(TASK DETAILS)
From the first line of the data below through the line holding "ORIGEM ESTADUAL (SES)", output each line exactly and leave the pictures out.

(GIVEN MATERIAL)
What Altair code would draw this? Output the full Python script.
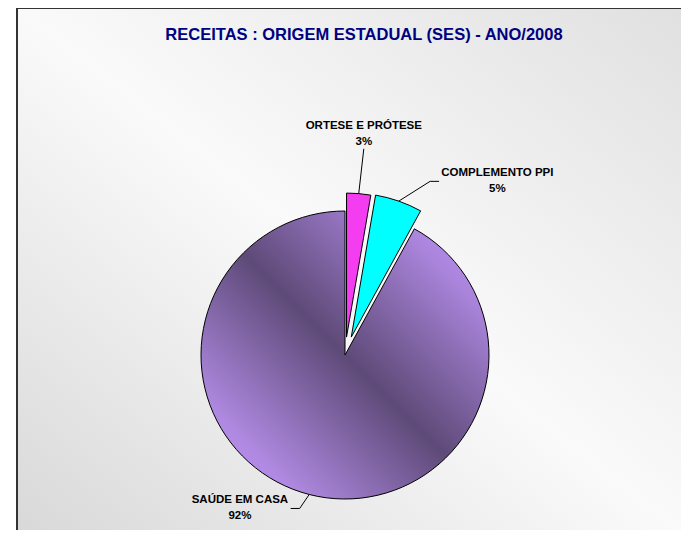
import math
import altair as alt
import pandas as pd

# ---- data ----
categories = ["ORTESE E PRÓTESE", "COMPLEMENTO PPI", "SAÚDE EM CASA"]
shares = [2.7, 5.3, 92.0]
pct_labels = ["3%", "5%", "92%"]
slice_colors = ["#F43CF0", "#00FFFF", "#8C6CB4"]
title_text = "RECEITAS : ORIGEM ESTADUAL (SES) - ANO/2008"

# ---- style / layout constants ----
W, H = 673, 522
CX, CY = 337, 347
R = 144
EXPLODE = [18, 19, 0]
LABEL_SHIFT_DEG = [0, 22, 20]
LABEL_R = [222, 231, 186]
LEADER_SIDE = ["below", "left", "right"]
CHAR_W = 7.5
FONT = "Liberation Sans"

total = sum(shares)
rows, leader_rows = [], []
cum = 0.0
for i, (cat, v) in enumerate(zip(categories, shares)):
    t0 = cum / total * 2 * math.pi
    cum += v
    t1 = cum / total * 2 * math.pi
    mid = (t0 + t1) / 2
    cx = CX + EXPLODE[i] * math.sin(mid)
    cy = CY - EXPLODE[i] * math.cos(mid)
    la = mid + math.radians(LABEL_SHIFT_DEG[i])
    lx = CX + LABEL_R[i] * math.sin(la)
    ly = CY - LABEL_R[i] * math.cos(la)
    rows.append(dict(cat=cat, pct=pct_labels[i], color=slice_colors[i],
                     t0=t0, t1=t1, cx=cx, cy=cy, lx=lx, ny=ly - 8, py=ly + 8))
    # leader line
    p0 = (cx + R * math.sin(mid), cy - R * math.cos(mid))
    half = len(cat) * CHAR_W / 2
    if LEADER_SIDE[i] == "below":
        pts = [p0, (lx, ly + 15)]
    elif LEADER_SIDE[i] == "left":
        e = (lx - half - 2, ly)
        pts = [p0, (e[0] - 9, e[1]), e]
    else:
        e = (lx + half + 2, ly)
        pts = [p0, (e[0] + 9, e[1]), e]
    for k, (px, py) in enumerate(pts):
        leader_rows.append(dict(cat=cat, k=k, x=px, y=py))

df = pd.DataFrame(rows)
ldf = pd.DataFrame(leader_rows)

bg_grad = alt.Gradient(
    gradient="linear",
    stops=[alt.GradientStop(color="#D8D8D8", offset=0),
           alt.GradientStop(color="#FAFAFA", offset=0.5),
           alt.GradientStop(color="#E0E0E0", offset=1)],
    x1=0, y1=1, x2=1, y2=0)

pie_grad = alt.Gradient(
    gradient="linear",
    stops=[alt.GradientStop(color="#BE96EE", offset=0),
           alt.GradientStop(color="#B08AE2", offset=0.17),
           alt.GradientStop(color="#5E4A78", offset=0.5),
           alt.GradientStop(color="#AC86DE", offset=0.83),
           alt.GradientStop(color="#BE96EE", offset=1)],
    x1=0, y1=1, x2=1, y2=0)

one = pd.DataFrame({"t": [title_text]})

background = alt.Chart(one).mark_rect(
    color=bg_grad, stroke="#333333", strokeWidth=2
).encode(x=alt.value(9), x2=alt.value(W + 10), y=alt.value(0), y2=alt.value(H + 10))

arc_enc = dict(
    theta=alt.Theta("t0:Q", scale=None),
    theta2=alt.Theta2("t1:Q"),
    x=alt.X("cx:Q", scale=None, axis=None),
    y=alt.Y("cy:Q", scale=None, axis=None),
)

main_slice = alt.Chart(df).transform_filter(
    alt.datum.cat == categories[2]
).mark_arc(color=pie_grad, stroke="black", strokeWidth=1, outerRadius=R).encode(**arc_enc)

small_slices = alt.Chart(df).transform_filter(
    alt.datum.cat != categories[2]
).mark_arc(stroke="black", strokeWidth=1, outerRadius=R).encode(
    color=alt.Color("color:N", scale=None), **arc_enc)

leaders = alt.Chart(ldf).mark_line(color="black", strokeWidth=1).encode(
    x=alt.X("x:Q", scale=None, axis=None),
    y=alt.Y("y:Q", scale=None, axis=None),
    detail="cat:N",
    order="k:Q",
)

names = alt.Chart(df).mark_text(
    font=FONT, fontSize=11.5, fontWeight="bold", color="black", baseline="middle", align="center"
).encode(x=alt.X("lx:Q", scale=None, axis=None), y=alt.Y("ny:Q", scale=None, axis=None), text="cat:N")

pcts = alt.Chart(df).mark_text(
    font=FONT, fontSize=11.5, fontWeight="bold", color="black", baseline="middle", align="center"
).encode(x=alt.X("lx:Q", scale=None, axis=None), y=alt.Y("py:Q", scale=None, axis=None), text="pct:N")

title = alt.Chart(one).mark_text(
    font=FONT, fontSize=16.5, fontWeight="bold", color="#000080", baseline="middle", align="center"
).encode(x=alt.value(356), y=alt.value(27), text="t:N")

chart = alt.layer(
    background, main_slice, small_slices, leaders, names, pcts, title
).properties(
    width=W, height=H, padding=0, autosize="none"
).configure_view(stroke=None)

chart.save("out.html", embed_options={"renderer": "svg", "actions": False})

(ANSWER BELOW)
What Altair code would draw this? Output the full Python script.
import math
import altair as alt
import pandas as pd

# ---- data ----
categories = ["ORTESE E PRÓTESE", "COMPLEMENTO PPI", "SAÚDE EM CASA"]
shares = [2.7, 5.3, 92.0]
pct_labels = ["3%", "5%", "92%"]
slice_colors = ["#F43CF0", "#00FFFF", "#8C6CB4"]
title_text = "RECEITAS : ORIGEM ESTADUAL (SES) - ANO/2008"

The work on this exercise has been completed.